What’s more, he insists the soups “do not compromise at all in taste or texture.”

New directions
As wedded to tradition as Shafir, Frick and the rest of Kettle Cuisine crew may be, they recognize the need for change when it arises, as was the case in 2009 when the historically refrigerated soup company introduced soups in a frozen format.

“Developing our frozen capability was important for us because we explored many ways of expanding our geographic reach beyond the Northeast, and the only path we were comfortable with was moving from an exclusive focus on refrigeration to freezing,” Shafir says. “After extensive testing, we found that we could make frozen soup with no noticeable compromise in flavor or texture, whereas alternative paths of extending shelf life compromised both the purity of the ingredients and the finished taste.  Now in our 25th year, we are finally able to share our products, services and philosophies with customers across the entire country. ”
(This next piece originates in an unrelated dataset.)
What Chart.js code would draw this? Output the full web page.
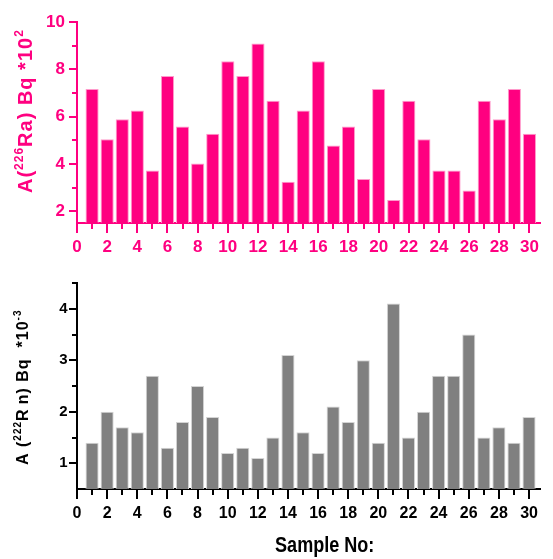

As Frick notes, the task was a matter of minor tweaks to a small set of ingredients and procedures-but always within the framework of Kettle Cuisine’s core values.

“For example, you use rice starch instead of wheat starch,” he says. “You just formulate the soups in a fashion that allows them be frozen, and once they’re reheated, they have the same premium taste and texture as their refrigerated counterparts.”

And that, in the end, is the real bottom line, isn’t it?

As Frick points out, the company is called Kettle Cuisine for a reason: “Cuisine means you’re cooking. This is nothing but a large kitchen. You may not be able to lift the pots and pour, but the cooking is the same. And for me, that’s what cuisine is all about.”